Nous avons
franchi le
Rubicon : la majorité
d’entre nous a voté notre
adhésion à la Fédération
avec l’AIHUS. Cette décision
difficile, dont la discussion
a nourri nos Assemblées générales
et nos Conseils d’administration
depuis plusieurs années, a été prise le
samedi 23 janvier 2010: décision historique.
La gestation en a été longue et l’accouchement
laborieux, heureusement
notre Président est un obstétricien patient
et compétent. Dire que cette décision a
été prise dans un enthousiasme général
serait beaucoup dire. Certains, dont je
comprends les motifs, ont préféré s’abstenir,
d’autres, dont je suis, ont voté oui avec
regret et nostalgie. Il ne faut pas y voir une
hostilité quelconque envers
l’AIHUS, mais simplement le regret de
n’avoir pas su ou pu maintenir seule et
vivante la Société qui nous avait été
confiée par les membres fondateurs, la
nostalgie d’une certaine atmosphère amicale,
j’allais presque écrire familiale, la nostalgie
également d’une conception de la
sexologie non seulement comme spécialité
médicale mais comme part entière des
Sciences Humaines, et je dois ajouter que
le libéral convaincu que je suis appréciait
particulièrement l’indépendance absolue
de la SFSC vis-à-vis de toute institution
officielle.
Mais il faut bien admettre que la société
en général a changé et la sexologie également.
La prise en charge de l’enseignement
de la sexologie par l’Université nous
a privés de cette ressource.

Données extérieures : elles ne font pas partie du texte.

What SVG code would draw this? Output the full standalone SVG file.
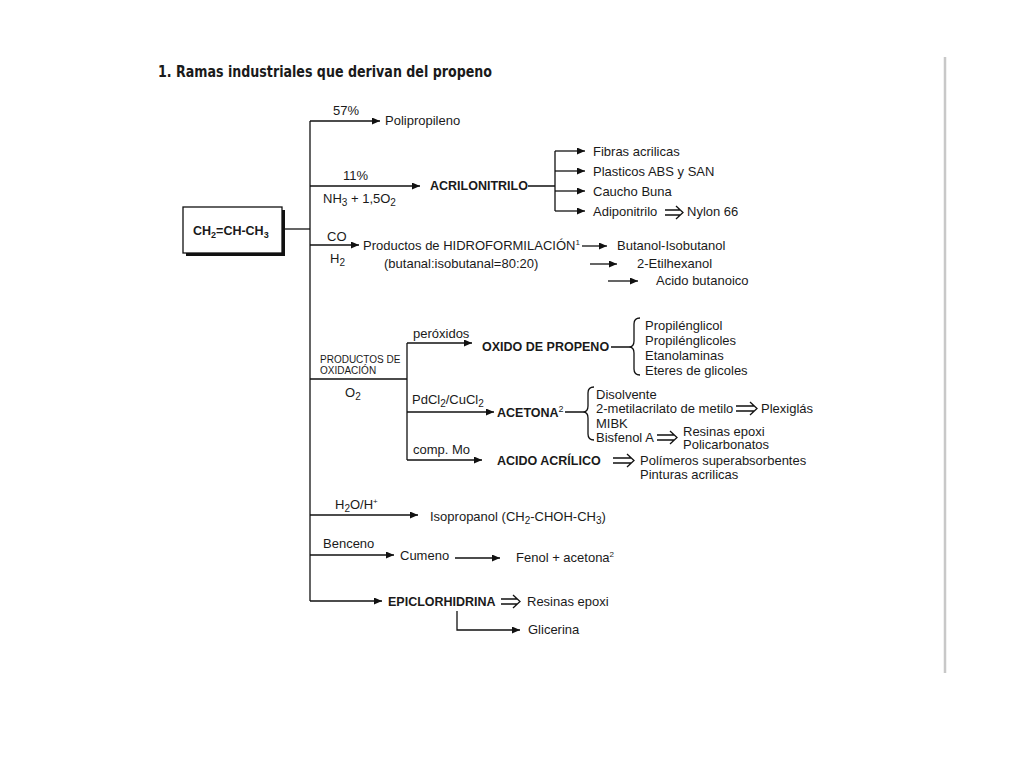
<svg xmlns="http://www.w3.org/2000/svg" width="1024" height="768" viewBox="0 0 1024 768">
<defs>
<marker id="ah" markerUnits="userSpaceOnUse" markerWidth="9" markerHeight="8" refX="8" refY="3.5" orient="auto"><path d="M0,0 L8,3.5 L0,7 z" fill="#111"/></marker>
<style>
text{font-family:"Liberation Sans",Arial,sans-serif;font-size:13px;fill:#1a1a1a}
.b{font-weight:bold;font-size:12.5px}
.s{font-size:10px}
.t{font-family:"DejaVu Sans Condensed","DejaVu Sans",sans-serif;font-weight:bold;font-size:16px}
.c path,.c line{stroke:#111;stroke-width:1.3;fill:none}
.a{marker-end:url(#ah)}
</style>
</defs>
<rect width="1024" height="768" fill="#fff"/>
<line x1="945" y1="57" x2="945" y2="673" stroke="#c8c8c8" stroke-width="2.5"/>
<text class="t" x="158" y="77" textLength="334" lengthAdjust="spacingAndGlyphs">1. Ramas industriales que derivan del propeno</text>

<g id="propeno">
<rect x="186" y="210" width="99" height="46" fill="#111"/>
<rect x="183" y="207" width="99" height="46" fill="#fff" stroke="#111" stroke-width="1.3"/>
<text class="b" x="193" y="235" font-size="13">CH<tspan dy="3" font-size="9">2</tspan><tspan dy="-3">=CH-CH</tspan><tspan dy="3" font-size="9">3</tspan></text>
</g>

<g class="c" id="connectors">
<path d="M282,229 H310"/>
<path d="M310,121 V601"/>
<path class="a" d="M310,121 H380"/>
<path class="a" d="M310,186 H420"/>
<path d="M528,186 H555 M555,151 V211"/>
<path class="a" d="M555,151 H585"/>
<path class="a" d="M555,171 H585"/>
<path class="a" d="M555,191 H585"/>
<path class="a" d="M555,211 H585"/>
<path class="a" d="M310,245 H359"/>
<path class="a" d="M582,246 H607"/>
<path class="a" d="M590,264 H617"/>
<path class="a" d="M608,281 H638"/>
<path d="M310,379 H407 M407,343 V460"/>
<path class="a" d="M407,343 H472"/>
<path d="M611,347 H629 M640,318 Q634,318 634,324 V341 Q634,347 629,347 Q634,347 634,353 V369 Q634,375 640,375"/>
<path class="a" d="M407,412 H494"/>
<path d="M565,412 H583 M594,387 Q588,387 588,393 V406 Q588,412 583,412 Q588,412 588,418 V434 Q588,440 594,440"/>
<path class="a" d="M407,460 H482"/>
<path class="a" d="M310,515 H418"/>
<path class="a" d="M310,555 H394"/>
<path class="a" d="M455,558 H500"/>
<path class="a" d="M310,601 H382"/>
<path class="a" d="M457,611 V630 H520"/>
<path d="M665,210 H680 M665,215 H680 M676,206 L683,212.5 L676,219"/>
<path d="M736,406 H754 M736,411 H754 M750,402 L757,408.5 L750,415"/>
<path d="M657,435 H674 M657,440 H674 M670,431 L677,437.5 L670,444"/>
<path d="M613,458 H631 M613,463 H631 M627,454 L634,460.5 L627,467"/>
<path d="M501,599 H517 M501,604 H517 M513,595 L520,601.5 L513,608"/>
</g>

<g id="polipropileno">
<text x="333" y="115">57%</text>
<text x="385" y="125">Polipropileno</text>
</g>
<g id="acrilonitrilo">
<text x="343" y="180">11%</text>
<text x="323" y="203">NH<tspan dy="3" font-size="10">3</tspan><tspan dy="-3"> + 1,5O</tspan><tspan dy="3" font-size="10">2</tspan></text>
<text class="b" x="430" y="190">ACRILONITRILO</text>
</g>
<g id="acrilo-productos">
<text x="593" y="156">Fibras acrilicas</text>
<text x="593" y="176">Plasticos ABS y SAN</text>
<text x="593" y="196">Caucho Buna</text>
<text x="593" y="216">Adiponitrilo</text>
<text x="687" y="216">Nylon 66</text>
</g>
<g id="hidroformilacion">
<text x="327" y="241">CO</text>
<text x="330" y="263">H<tspan dy="3" font-size="10">2</tspan></text>
<text x="363" y="250">Productos de HIDROFORMILACIÓN<tspan dy="-5" font-size="8">1</tspan></text>
<text x="384" y="268">(butanal:isobutanal=80:20)</text>
<text x="617" y="250">Butanol-Isobutanol</text>
<text x="637" y="268">2-Etilhexanol</text>
<text x="656" y="285">Acido butanoico</text>
</g>
<g id="oxidacion">
<text class="s" x="320" y="363">PRODUCTOS DE</text>
<text class="s" x="320" y="374">OXIDACIÓN</text>
<text x="345" y="397">O<tspan dy="3" font-size="10">2</tspan></text>
</g>
<g id="oxido-propeno">
<text x="413" y="338">peróxidos</text>
<text class="b" x="482" y="351">OXIDO DE PROPENO</text>
<text x="645" y="330">Propilénglicol</text>
<text x="645" y="345">Propilénglicoles</text>
<text x="645" y="360">Etanolaminas</text>
<text x="645" y="375">Eteres de glicoles</text>
</g>
<g id="acetona">
<text x="412" y="404">PdCl<tspan dy="3" font-size="10">2</tspan><tspan dy="-3">/CuCl</tspan><tspan dy="3" font-size="10">2</tspan></text>
<text class="b" x="497" y="417">ACETONA<tspan dy="-5" font-size="9" font-weight="normal">2</tspan></text>
<text x="596" y="399">Disolvente</text>
<text x="596" y="413">2-metilacrilato de metilo</text>
<text x="761" y="413">Plexiglás</text>
<text x="596" y="428">MIBK</text>
<text x="596" y="442">Bisfenol A</text>
<text x="683" y="436">Resinas epoxi</text>
<text x="683" y="449">Policarbonatos</text>
</g>
<g id="acido-acrilico">
<text x="413" y="454">comp. Mo</text>
<text class="b" x="497" y="465">ACIDO ACRÍLICO</text>
<text x="640" y="465">Polímeros superabsorbentes</text>
<text x="640" y="479">Pinturas acrilicas</text>
</g>
<g id="isopropanol">
<text x="335" y="509">H<tspan dy="3" font-size="10">2</tspan><tspan dy="-3">O/H</tspan><tspan dy="-5" font-size="8">+</tspan></text>
<text x="430" y="521">Isopropanol (CH<tspan dy="3" font-size="10">2</tspan><tspan dy="-3">-CHOH-CH</tspan><tspan dy="3" font-size="10">3</tspan><tspan dy="-3">)</tspan></text>
</g>
<g id="cumeno">
<text x="323" y="548">Benceno</text>
<text x="400" y="560">Cumeno</text>
<text x="516" y="562">Fenol + acetona<tspan dy="-5" font-size="8">2</tspan></text>
</g>
<g id="epiclorhidrina">
<text class="b" x="388" y="606">EPICLORHIDRINA</text>
<text x="527" y="606">Resinas epoxi</text>
<text x="528" y="634">Glicerina</text>
</g>
</svg>
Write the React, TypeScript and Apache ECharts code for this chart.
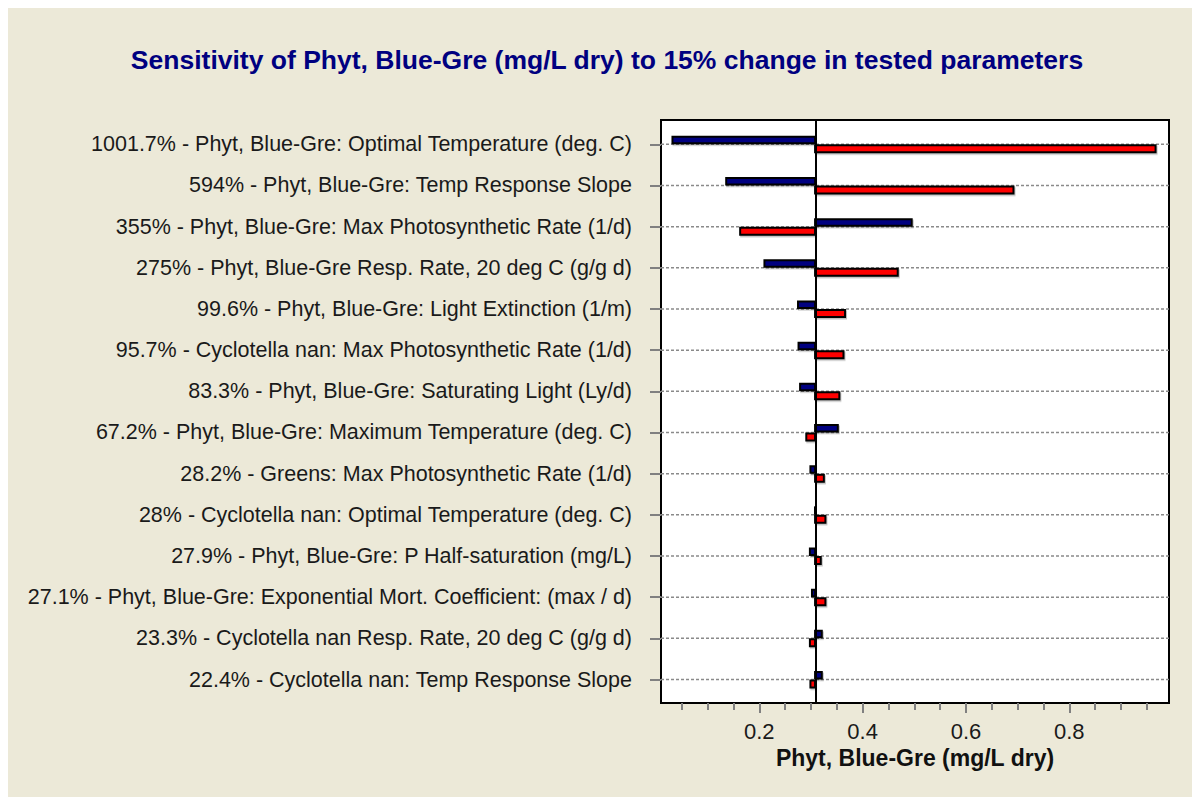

A ce propos on
ne peut que féliciter chaleureusement
ceux d’entre nous qui, au prix d’ un travail
considérable, nous
ont donné accès à
ce que dans mon
ignorance j’appellerais
en gros un
enseignement
post-universitaire.
L’apparition de
médicaments «sexo-actifs» a accru le pouvoir
des Laboratoires Pharmaceutiques et
nous savons que nos congrès ne pourraient
vivre sans leurs subventions, elle a
par ailleurs très logiquement orienté la
sexologie vers une conception plus médicale
de notre pratique et nous avons de
plus en plus entendu parler de «Médecine
sexuelle». Il faut reconnaître que le
Sildenafil et les molécules qui en sont
issues ont permis des progrès scientifiques
importants dans la compréhension
de la physiologie de l’érection, nous rappelant
- et c’est parfois nécessaire - que la
sexualité est aussi soumise aux vicissitudes
du corps et de son vieillissement.
Freud lui-même a toujours été soucieux
de ne pas couper ses recherches sur le
psychisme de la neurophysiologie.
Mais il faut également se garder d’une
évolution regrettable vers une forme
moderne d’hygiénisme, vers une médecine
sexuelle normative, intrusion du pouvoir public médical dans l’intime du
sexuel, nouveau « dispositif de sexualité»
pour reprendre la formule de Michel
Foucault. Nous savons très bien qu’aucune
molécule ne résoudra durablement le
problème d’une impuissance érectile chez
un homme encore jeune, ni l’absence ou
la perte de désir chez une
jeune femme mais nous
devrons lutter contre cette
croyance et cette attente de
la population y compris
médicale, croyance et attente
entretenue par les médias
et la publicité, sinon notre
spécialité disparaitra au profit des médecins
généralistes d’un côté, des psychiatres
et des psychologues de l’autre.
Il me semble que c’est à ce niveau que
la SFSC va pouvoir et devoir continuer à
faire entendre sa voix spécifique plus que
dans un domaine purement scientifique
où nous avons peut-être moins de
moyens que l’AIHUS.
Quoiqu’il en soit regrets et nostalgie
appartiennent au jadis et s’y complaire
serait mortifère. Avoir fait le choix de la
Fédération, c’est se tourner vers l’avenir :
on n’avance qu’en quittant.
Pour ma part je suis très heureux que
vous m’ayez confié la présidence de
l’Académie des Sciences Sexologiques et
je vous en remercie. Je souhaite qu’elle
reste grâce à vous le dernier bastion d’une
certaine idée de la sexologie. J’ai pensé
pour l’an prochain à un sujet que je vous
soumets :
«La sexualité est-elle un mode d’expression?»